Recalculate where-needed data accurately after a join removal.

Up to now, remove_rel_from_query() has done a pretty shoddy job of updating our where-needed bitmaps (per-Var attr_needed and per-PlaceHolderVar ph_needed relid sets). It removed direct mentions of the to-be-removed baserel and outer join, which is the minimum amount of effort needed to keep the data structures self-consistent. But it didn't account for the fact that the removed join ON clause probably mentioned Vars of other relations, and those Vars might now not be needed as high up in the join tree as before. It's easy to show cases where this results in failing to remove a lower outer join that could also have been removed. To fix, recalculate the where-needed bitmaps from scratch after each successful join removal.
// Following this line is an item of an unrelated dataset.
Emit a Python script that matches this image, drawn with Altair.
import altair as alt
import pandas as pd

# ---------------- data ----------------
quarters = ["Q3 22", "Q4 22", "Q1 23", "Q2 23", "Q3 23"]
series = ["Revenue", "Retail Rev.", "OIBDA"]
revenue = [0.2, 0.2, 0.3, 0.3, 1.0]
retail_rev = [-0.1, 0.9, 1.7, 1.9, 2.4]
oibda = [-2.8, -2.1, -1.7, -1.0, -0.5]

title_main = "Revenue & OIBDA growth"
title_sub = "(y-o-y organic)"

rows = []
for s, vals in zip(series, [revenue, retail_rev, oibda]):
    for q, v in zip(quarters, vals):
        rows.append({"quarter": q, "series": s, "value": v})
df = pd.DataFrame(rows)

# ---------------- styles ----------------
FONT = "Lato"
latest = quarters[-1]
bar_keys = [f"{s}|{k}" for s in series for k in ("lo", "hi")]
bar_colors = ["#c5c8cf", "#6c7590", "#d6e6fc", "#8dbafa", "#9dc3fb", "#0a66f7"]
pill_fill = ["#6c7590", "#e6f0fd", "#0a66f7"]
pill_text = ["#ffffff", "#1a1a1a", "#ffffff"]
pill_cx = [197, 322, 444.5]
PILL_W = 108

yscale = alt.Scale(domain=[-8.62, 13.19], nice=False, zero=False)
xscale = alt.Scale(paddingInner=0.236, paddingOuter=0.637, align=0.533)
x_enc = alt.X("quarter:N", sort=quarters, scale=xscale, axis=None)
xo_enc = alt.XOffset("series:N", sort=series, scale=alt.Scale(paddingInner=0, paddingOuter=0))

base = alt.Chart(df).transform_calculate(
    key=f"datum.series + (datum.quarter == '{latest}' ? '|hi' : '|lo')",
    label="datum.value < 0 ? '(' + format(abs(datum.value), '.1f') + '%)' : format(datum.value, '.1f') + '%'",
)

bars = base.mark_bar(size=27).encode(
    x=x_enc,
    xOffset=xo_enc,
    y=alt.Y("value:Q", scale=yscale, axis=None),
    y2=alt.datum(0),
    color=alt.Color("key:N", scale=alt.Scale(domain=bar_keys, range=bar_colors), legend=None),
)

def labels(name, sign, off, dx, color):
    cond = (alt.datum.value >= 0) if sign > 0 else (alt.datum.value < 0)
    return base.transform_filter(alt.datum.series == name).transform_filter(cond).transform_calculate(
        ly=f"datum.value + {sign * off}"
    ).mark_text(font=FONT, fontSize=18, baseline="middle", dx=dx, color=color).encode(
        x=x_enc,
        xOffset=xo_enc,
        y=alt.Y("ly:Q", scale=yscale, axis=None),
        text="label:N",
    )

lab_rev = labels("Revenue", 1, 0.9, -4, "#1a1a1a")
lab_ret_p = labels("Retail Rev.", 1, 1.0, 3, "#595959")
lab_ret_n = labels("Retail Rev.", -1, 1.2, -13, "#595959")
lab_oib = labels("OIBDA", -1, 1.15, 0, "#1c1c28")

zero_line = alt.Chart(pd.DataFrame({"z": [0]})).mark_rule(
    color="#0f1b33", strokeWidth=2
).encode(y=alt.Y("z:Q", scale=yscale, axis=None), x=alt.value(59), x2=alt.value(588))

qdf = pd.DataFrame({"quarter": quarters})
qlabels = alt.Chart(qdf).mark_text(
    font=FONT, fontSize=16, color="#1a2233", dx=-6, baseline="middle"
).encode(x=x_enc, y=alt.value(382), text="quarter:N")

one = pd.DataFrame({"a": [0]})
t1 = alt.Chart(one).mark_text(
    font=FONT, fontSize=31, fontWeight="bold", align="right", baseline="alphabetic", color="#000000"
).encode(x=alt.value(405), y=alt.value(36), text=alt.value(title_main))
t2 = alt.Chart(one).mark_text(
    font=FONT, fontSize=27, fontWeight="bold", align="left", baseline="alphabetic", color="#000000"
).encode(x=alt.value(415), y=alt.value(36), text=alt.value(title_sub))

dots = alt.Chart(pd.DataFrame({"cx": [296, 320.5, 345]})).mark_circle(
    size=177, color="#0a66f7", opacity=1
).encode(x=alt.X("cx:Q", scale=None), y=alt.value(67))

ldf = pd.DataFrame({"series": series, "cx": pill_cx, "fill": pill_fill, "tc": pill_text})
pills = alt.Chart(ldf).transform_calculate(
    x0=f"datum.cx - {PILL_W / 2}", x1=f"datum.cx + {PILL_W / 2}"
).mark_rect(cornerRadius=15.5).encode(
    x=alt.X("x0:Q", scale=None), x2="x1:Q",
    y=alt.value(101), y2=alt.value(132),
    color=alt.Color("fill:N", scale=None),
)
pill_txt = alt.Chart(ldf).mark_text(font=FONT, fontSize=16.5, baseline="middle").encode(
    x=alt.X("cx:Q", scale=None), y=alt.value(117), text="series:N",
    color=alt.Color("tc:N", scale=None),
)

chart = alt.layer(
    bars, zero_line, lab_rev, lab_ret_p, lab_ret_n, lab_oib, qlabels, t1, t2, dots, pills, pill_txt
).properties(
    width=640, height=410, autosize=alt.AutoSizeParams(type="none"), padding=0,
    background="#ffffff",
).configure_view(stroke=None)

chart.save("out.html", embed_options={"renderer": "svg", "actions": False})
This sounds expensive, but it seems to add only negligible planner runtime. (We cheat a little bit by preserving "relation 0" entries in the bitmaps, allowing us to skip re-scanning the targetlist and HAVING qual.) The submitted test case drew attention because we had successfully optimized away the lower join prior to v16. I suspect that that's somewhat accidental and there are related cases that were never optimized before and now can be. I've not tried to come up with one, though. Perhaps we should back-patch this into v16 and v17 to repair the performance regression. However, since it took a year for anyone to notice the problem, it can't be affecting too many people. Let's let the patch bake awhile in HEAD, and see if we get more complaints. Per bug #18627 from Mikaël Gourlaouen. No back-patch for now. Discussion: https://postgr.es/m/18627-44f950eb6a8416c2@postgresql.org
2026-02-23 14:57:03 +08:00 · 2024-09-27 16:04:04 -04:00
parent 7f7474a8e4
commit a3179ab692
9 changed files with 320 additions and 37 deletions
--- a/src/test/regress/sql/join.sql
+++ b/src/test/regress/sql/join.sql
@ -1952,17 +1952,22 @@ CREATE TEMP TABLE a (id int PRIMARY KEY, b_id int);
 CREATE TEMP TABLE b (id int PRIMARY KEY, c_id int);
 CREATE TEMP TABLE c (id int PRIMARY KEY);
 CREATE TEMP TABLE d (a int, b int);
+CREATE TEMP TABLE e (id1 int, id2 int, PRIMARY KEY(id1, id2));
 INSERT INTO a VALUES (0, 0), (1, NULL);
 INSERT INTO b VALUES (0, 0), (1, NULL);
 INSERT INTO c VALUES (0), (1);
 INSERT INTO d VALUES (1,3), (2,2), (3,1);
+INSERT INTO e VALUES (0,0), (2,2), (3,1);

-- all three cases should be optimizable into a simple seqscan
+-- all these cases should be optimizable into a simple seqscan
 explain (costs off) SELECT a.* FROM a LEFT JOIN b ON a.b_id = b.id;
 explain (costs off) SELECT b.* FROM b LEFT JOIN c ON b.c_id = c.id;
 explain (costs off)
  SELECT a.* FROM a LEFT JOIN (b left join c on b.c_id = c.id)
  ON (a.b_id = b.id);
+explain (costs off)
+  SELECT a.* FROM a LEFT JOIN b ON a.id = b.id
+  LEFT JOIN e ON e.id1 = a.b_id AND b.c_id = e.id2;

 -- check optimization of outer join within another special join
 explain (costs off)